Father McGivney was not one to stint when it came to celebrating. Whether preparing for the great feasts of the liturgical year or civic and religious holidays, Father McGivney was energetic and creative, working behind the scenes so that such events would bear spiritual fruit and provide good wholesome fun.
Father McGivney often served as master of ceremonies for liturgical celebrations throughout the diocese, a role that required a sense of reverence and attention to detail. The beauty of the Easter decorations at St. Mary’s Church was reported in the secular press, and the Holy Thursday repository was judged exquisite by many.
With an Irish name, and ministering to a largely Irish immigrant congregation, Father McGivney placed considerable emphasis on the annual celebration of St. Patrick's Day. Dramatic presentations and musical revues in the local rented hall required plenty of foresight in providing sets and costumes, or simply rehearsing the performers. Father McGivney was in the thick of all these activities.

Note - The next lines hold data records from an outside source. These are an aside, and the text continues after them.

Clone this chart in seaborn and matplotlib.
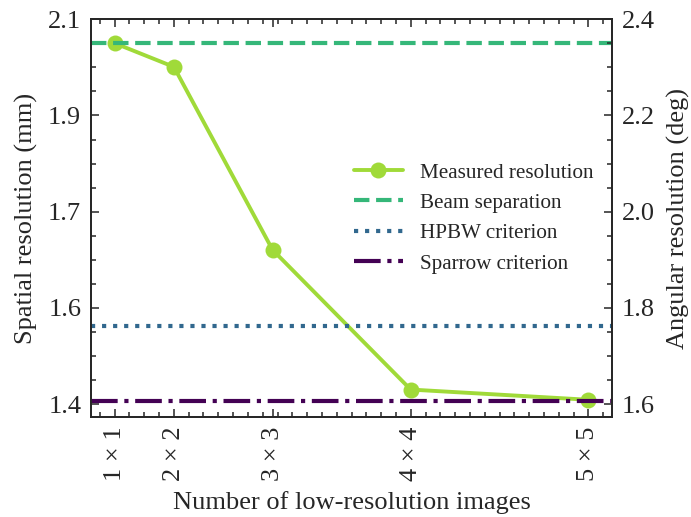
import numpy as np
import pandas as pd
import matplotlib
matplotlib.use("Agg")
import matplotlib.pyplot as plt
from matplotlib.ticker import FixedLocator, AutoMinorLocator, FormatStrFormatter
import seaborn as sns

# Sub-pixel shift grid: n x n low-resolution images
grid_n = [1, 2, 3, 4, 5]
grid_labels = ["1 × 1", "2 × 2", "3 × 3", "4 × 4", "5 × 5"]
measured_mm = [2.051, 2.008, 1.676, 1.4225, 1.404]

# Reference resolution limits (mm)
beam_separation_mm = 2.051
hpbw_mm = 1.537
sparrow_mm = 1.402

# Distance used to convert spatial (mm) to angular (deg) resolution
distance_mm = 50.0
angular_ticks = [1.6, 1.8, 2.0, 2.2, 2.4]
angular_limits = (1.573, 2.4)


def deg_to_mm(deg):
    return np.radians(np.asarray(deg, dtype=float)) * distance_mm


sns.set_style("ticks")
plt.rcParams["font.family"] = ["Liberation Serif", "DejaVu Serif"]

colors = {
    "measured": "#a0da39",
    "beam": "#35b779",
    "hpbw": "#31688e",
    "sparrow": "#440154",
}

df = pd.DataFrame({
    "images": [n * n for n in grid_n],
    "resolution": measured_mm,
})

fig = plt.figure(figsize=(6.91, 5.17), dpi=100)
ax = fig.add_axes([0.1317, 0.1934, 0.7540, 0.7693])

sns.lineplot(data=df, x="images", y="resolution", ax=ax, color=colors["measured"],
             marker="o", markersize=11.5, markeredgewidth=0, linewidth=2.8,
             label="Measured resolution")
ax.axhline(beam_separation_mm, color=colors["beam"], linestyle="--", linewidth=3,
           label="Beam separation")
ax.axhline(hpbw_mm, color=colors["hpbw"], linestyle=":", linewidth=3,
           label="HPBW criterion")
ax.axhline(sparrow_mm, color=colors["sparrow"], linestyle="-.", linewidth=3,
           label="Sparrow criterion")

ax.set_ylim(*deg_to_mm(angular_limits))
ax.yaxis.set_major_locator(FixedLocator(deg_to_mm(angular_ticks)))
ax.yaxis.set_major_formatter(FormatStrFormatter("%.1f"))
ax.yaxis.set_minor_locator(AutoMinorLocator())

ax.set_xticks([n * n for n in grid_n])
ax.set_xticklabels(grid_labels, rotation=90)
ax.xaxis.set_minor_locator(AutoMinorLocator())

ax.set_xlabel("Number of low-resolution images", fontsize=19, labelpad=7)
ax.set_ylabel("Spatial resolution (mm)", fontsize=19, labelpad=7)

ax2 = ax.twinx()
ax2.set_ylim(*angular_limits)
ax2.yaxis.set_major_locator(FixedLocator(angular_ticks))
ax2.yaxis.set_major_formatter(FormatStrFormatter("%.1f"))
ax2.yaxis.set_minor_locator(AutoMinorLocator())
ax2.set_ylabel("Angular resolution (deg)", fontsize=19, labelpad=9)

for a in (ax, ax2):
    for s in a.spines.values():
        s.set_linewidth(1.3)
        s.set_visible(True)
ax.tick_params(axis="both", which="both", direction="in", width=1.1,
               labelsize=19, pad=7, top=True, right=False)
ax.tick_params(which="major", length=6)
ax.tick_params(which="minor", length=3.5)
ax2.tick_params(axis="y", which="both", direction="in", width=1.1,
                labelsize=19, pad=7)
ax2.tick_params(which="major", length=6)
ax2.tick_params(which="minor", length=3.5)

ax.legend(loc="center right", frameon=False, fontsize=15.2, handlelength=2.3)

fig.savefig("out.png", dpi=100)
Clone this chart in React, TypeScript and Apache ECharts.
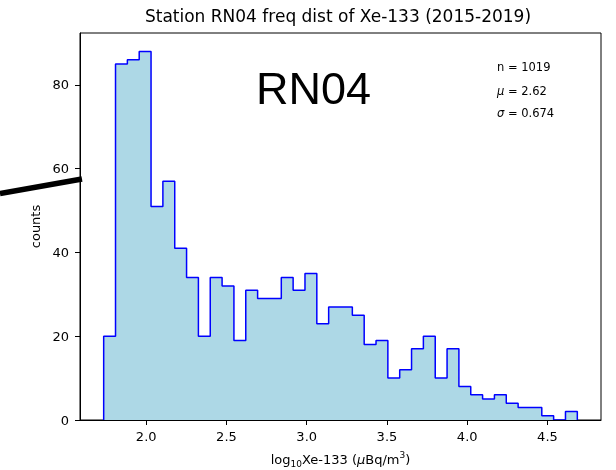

St. Mary’s annual fair was an event that ran several days, and Father McGivney was always concocting new ways to entertain the parishioners, especially the young men and women who were the special object of his priestly love and concern. On one occasion he went all the way to New York to get just the right costumes and props. Another time, at the parish picnic, he insisted that there should be enough hired horses so the young, who were anxious for a horse and buggy ride, would not have to wait too long in line.
McGivney carried this priestly love and concern with him wherever he went, touching the hearts of many along the way.